Says the story,
An American man
detained in North Korea for the past nine months has been hospitalized after
losing more than 50 pounds, and the need to bring him home is becoming more
urgent, his sister said Sunday.
Kenneth Bae, a
45-year-old tour operator and Christian missionary, was arrested in November
and accused of subversive activities against the authoritarian government.
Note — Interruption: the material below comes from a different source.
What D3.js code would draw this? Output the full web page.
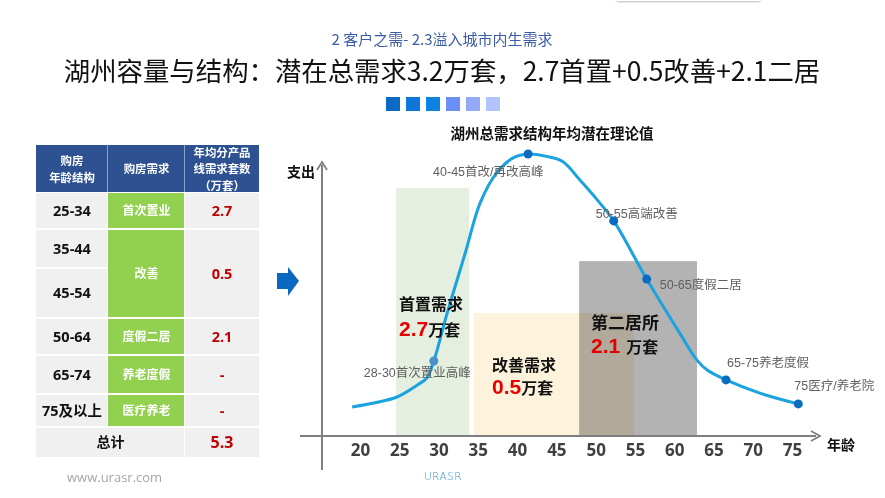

He
was sentenced in May to 15 years hard labor, and in letters to his family in
the Seattle area he described working in the fields weeding and planting beans
and potatoes.
. . . .
North Korea, analysts
say, has previously used detained Americans as bargaining chips in a standoff
with the United States, which has long pressed Pyongyang to abandon a nuclear
program estimated to have a handful of crude atomic weapons.
Although there have
been some tentative recent signs of diplomacy, tensions are still high on the
Korean Peninsula after an April and March that saw Pyongyang unleash a torrent
of warlike threats at Washington and Seoul in response to tightened U.N.
sanctions over a February nuclear test by the North.
North Korea wants to
use Bae's imprisonment and health problems to get a visit from a senior U.S.
envoy in the hopes of eventually restarting talks with a reluctant Washington,
said Chang Yong Seok, a North Korea expert at Seoul National University.
Bae is at least the
sixth American detained in North Korea since 2009.